Paese: Canada/Germania
Eric Gauthier was born in Montreal as “son of a leading Alzheimer’s researcher”. He has said that “at first, all I wanted was to be a hockey player… a goalie to be exact. But then, when I was nine years old, I saw the musical Cats in Toronto and that’s when I decided I wanted to be a dancer.”
Gauthier studied ballet at the school of Les Grands Ballets Canadiens in Montreal and at the National Ballet School in Toronto, where he also took music and voice lessons. In 1995, he became an apprentice with the National Ballet of Canada in Toronto under Reid Anderson (dancer). Gauthier credited Anderson as being the most influential person in his career and as his “Ballet Papa”.
In 1996, Gauthier left Toronto for Germany, as Anderson became Director of the Stuttgart Ballet and joined him as a member of his group. In 2000, Gauthier was named demi-soloist, and in 2002 he was promoted to soloist. In 2005 he made his debut in choreography, in 2006 he created “Ballet 101” and in 2007, he created “Air Guitar”.
In 2007, aged 30 years, he founded his own troupe, “Gauthier Dance/ /Dance Company”, initially with 6 dancers and supported by the Theaterhaus Stuttgart a construct that was unique in Germany.
In 2015, he started the biennial Stuttgart Dance festival, called COLOURS with open air interactive dances, which premiered from 25 June to 12 July 2015.
The troupe had their U.S. debut at the 2015 Jacob’s Pillow Dance Festival.
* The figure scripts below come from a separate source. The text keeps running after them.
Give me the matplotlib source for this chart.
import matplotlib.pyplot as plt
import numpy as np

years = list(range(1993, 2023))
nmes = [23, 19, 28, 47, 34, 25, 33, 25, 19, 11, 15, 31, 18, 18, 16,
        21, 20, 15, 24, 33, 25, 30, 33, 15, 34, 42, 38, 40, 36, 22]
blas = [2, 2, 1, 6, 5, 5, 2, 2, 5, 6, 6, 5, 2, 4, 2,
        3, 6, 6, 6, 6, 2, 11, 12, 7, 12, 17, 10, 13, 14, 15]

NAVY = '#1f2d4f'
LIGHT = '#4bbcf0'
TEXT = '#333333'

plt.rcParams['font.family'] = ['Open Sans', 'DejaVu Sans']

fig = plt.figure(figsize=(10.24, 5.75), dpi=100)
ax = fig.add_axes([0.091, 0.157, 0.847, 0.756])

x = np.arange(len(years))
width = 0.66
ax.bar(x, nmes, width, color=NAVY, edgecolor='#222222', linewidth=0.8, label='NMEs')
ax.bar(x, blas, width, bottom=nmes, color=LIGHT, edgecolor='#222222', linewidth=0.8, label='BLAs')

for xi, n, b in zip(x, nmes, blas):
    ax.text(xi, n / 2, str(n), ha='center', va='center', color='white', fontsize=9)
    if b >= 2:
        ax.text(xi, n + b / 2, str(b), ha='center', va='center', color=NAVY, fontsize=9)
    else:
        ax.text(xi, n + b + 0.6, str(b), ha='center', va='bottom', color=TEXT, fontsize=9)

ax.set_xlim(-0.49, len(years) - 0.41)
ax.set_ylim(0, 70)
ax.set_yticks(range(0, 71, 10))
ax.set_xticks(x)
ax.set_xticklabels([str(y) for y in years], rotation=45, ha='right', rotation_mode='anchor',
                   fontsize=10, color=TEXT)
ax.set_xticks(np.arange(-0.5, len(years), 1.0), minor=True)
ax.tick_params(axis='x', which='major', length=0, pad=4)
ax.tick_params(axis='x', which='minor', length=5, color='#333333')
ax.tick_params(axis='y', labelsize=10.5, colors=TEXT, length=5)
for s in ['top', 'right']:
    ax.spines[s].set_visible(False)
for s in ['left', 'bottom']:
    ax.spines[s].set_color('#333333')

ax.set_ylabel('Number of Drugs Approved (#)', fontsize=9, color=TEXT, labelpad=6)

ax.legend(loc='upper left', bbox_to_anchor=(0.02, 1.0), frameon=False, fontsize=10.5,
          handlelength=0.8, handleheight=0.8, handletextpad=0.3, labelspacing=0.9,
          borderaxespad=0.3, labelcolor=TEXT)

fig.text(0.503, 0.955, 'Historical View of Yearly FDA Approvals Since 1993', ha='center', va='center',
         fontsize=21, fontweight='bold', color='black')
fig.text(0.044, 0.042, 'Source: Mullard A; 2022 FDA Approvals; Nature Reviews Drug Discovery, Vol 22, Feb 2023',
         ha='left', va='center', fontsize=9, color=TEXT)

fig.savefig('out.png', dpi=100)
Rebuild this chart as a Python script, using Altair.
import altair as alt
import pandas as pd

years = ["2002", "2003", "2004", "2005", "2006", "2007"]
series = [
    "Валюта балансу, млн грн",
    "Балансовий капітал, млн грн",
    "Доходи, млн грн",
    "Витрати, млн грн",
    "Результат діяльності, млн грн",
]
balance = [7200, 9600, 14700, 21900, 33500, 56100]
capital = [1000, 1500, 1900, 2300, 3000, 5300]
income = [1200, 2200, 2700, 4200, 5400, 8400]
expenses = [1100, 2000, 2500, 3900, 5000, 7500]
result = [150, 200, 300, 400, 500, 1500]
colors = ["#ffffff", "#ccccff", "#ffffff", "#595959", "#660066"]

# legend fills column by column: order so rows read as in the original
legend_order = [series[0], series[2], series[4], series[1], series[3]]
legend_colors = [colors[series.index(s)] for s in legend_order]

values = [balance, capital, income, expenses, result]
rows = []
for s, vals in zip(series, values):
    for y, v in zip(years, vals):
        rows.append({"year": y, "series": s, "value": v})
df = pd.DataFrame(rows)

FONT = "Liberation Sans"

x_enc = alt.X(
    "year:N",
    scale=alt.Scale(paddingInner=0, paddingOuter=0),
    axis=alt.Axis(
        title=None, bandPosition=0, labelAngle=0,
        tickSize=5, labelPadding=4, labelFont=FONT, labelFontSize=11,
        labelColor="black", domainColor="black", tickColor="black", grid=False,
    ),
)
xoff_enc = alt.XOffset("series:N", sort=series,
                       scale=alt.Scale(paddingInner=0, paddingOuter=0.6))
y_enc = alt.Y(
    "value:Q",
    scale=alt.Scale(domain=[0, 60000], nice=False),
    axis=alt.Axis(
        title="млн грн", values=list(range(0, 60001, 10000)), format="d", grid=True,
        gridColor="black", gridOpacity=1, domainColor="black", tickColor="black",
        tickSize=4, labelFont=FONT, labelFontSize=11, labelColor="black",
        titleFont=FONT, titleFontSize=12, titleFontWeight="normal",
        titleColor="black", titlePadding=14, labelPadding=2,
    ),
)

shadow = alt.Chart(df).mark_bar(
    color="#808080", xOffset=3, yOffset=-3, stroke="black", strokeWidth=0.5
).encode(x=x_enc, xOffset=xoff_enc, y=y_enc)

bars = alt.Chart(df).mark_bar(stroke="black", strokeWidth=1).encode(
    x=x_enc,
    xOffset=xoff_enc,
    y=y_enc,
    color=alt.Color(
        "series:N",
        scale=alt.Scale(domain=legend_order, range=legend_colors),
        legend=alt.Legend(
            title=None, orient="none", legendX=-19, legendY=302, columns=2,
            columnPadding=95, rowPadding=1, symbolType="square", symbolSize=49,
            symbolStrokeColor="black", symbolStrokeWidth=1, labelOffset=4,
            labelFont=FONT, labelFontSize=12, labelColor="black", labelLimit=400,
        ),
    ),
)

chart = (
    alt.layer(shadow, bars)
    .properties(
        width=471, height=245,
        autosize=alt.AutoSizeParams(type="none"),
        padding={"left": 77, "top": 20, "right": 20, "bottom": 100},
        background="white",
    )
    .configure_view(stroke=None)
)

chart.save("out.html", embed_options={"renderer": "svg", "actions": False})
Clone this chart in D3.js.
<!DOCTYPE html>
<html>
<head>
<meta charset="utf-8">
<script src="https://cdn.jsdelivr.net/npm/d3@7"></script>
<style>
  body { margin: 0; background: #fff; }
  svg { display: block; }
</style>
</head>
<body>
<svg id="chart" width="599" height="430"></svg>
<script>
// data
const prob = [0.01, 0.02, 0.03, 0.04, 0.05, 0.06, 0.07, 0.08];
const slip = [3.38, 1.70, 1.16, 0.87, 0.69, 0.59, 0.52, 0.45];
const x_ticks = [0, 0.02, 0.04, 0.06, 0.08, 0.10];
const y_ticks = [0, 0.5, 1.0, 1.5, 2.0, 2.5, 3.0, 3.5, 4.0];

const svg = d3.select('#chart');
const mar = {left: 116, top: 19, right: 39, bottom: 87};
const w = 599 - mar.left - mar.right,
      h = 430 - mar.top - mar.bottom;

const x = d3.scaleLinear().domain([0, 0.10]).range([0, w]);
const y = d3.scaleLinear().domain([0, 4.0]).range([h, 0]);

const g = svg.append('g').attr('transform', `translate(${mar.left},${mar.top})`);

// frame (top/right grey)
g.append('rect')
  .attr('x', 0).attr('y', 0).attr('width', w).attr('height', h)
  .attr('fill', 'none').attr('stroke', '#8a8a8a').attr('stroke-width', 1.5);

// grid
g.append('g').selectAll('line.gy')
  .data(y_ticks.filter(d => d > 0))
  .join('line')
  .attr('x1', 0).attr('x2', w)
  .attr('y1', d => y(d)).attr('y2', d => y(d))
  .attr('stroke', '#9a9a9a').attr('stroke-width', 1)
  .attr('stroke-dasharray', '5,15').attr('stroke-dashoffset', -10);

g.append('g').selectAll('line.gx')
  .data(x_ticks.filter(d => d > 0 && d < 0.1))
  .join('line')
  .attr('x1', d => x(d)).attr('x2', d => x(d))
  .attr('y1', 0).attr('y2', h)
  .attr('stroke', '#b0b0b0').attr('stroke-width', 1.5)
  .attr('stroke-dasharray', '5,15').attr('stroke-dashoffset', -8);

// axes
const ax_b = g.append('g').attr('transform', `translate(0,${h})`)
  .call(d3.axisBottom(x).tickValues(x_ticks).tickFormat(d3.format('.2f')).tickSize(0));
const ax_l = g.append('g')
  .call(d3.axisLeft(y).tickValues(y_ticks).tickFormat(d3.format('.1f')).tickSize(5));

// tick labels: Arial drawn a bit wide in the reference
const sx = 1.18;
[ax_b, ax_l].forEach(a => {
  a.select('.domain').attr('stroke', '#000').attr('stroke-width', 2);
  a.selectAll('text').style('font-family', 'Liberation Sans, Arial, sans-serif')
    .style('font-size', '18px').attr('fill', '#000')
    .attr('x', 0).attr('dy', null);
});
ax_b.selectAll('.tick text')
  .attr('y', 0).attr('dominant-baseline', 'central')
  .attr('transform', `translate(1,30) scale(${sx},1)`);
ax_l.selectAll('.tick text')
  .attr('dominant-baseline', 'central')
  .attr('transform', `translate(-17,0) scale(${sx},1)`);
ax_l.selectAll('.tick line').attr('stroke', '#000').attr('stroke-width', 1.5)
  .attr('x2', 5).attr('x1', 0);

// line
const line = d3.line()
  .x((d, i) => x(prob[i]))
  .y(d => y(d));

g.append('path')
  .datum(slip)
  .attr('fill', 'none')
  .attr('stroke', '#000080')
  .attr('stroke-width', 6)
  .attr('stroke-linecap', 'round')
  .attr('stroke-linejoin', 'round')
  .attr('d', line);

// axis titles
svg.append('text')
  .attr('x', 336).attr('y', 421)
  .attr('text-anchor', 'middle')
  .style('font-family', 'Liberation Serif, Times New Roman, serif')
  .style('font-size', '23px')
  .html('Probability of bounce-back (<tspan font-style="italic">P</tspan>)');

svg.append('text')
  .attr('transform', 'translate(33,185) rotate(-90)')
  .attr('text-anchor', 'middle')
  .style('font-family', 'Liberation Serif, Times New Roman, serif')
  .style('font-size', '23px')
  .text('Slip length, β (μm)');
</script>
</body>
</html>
Their repertoire as of 2016 included 37 pieces.
The 2010 adaptation of the Monteverdi opera L’incoronazione di Poppea with choreography by Christian Spuck was compared to a Quentin Tarantino film, “…it just has style, and like his films the ballet was impeccably well made”. In 2012/13, Gauthier was twice nominated as “Dancer of the Year” by German magazine “tanz” for the solo “I Found A Fox” which had been created for him.
In 2015, Gauthier received the “Medal of Merit of “Baden-Württemberg” (Verdienstorden des Landes Baden-Württemberg).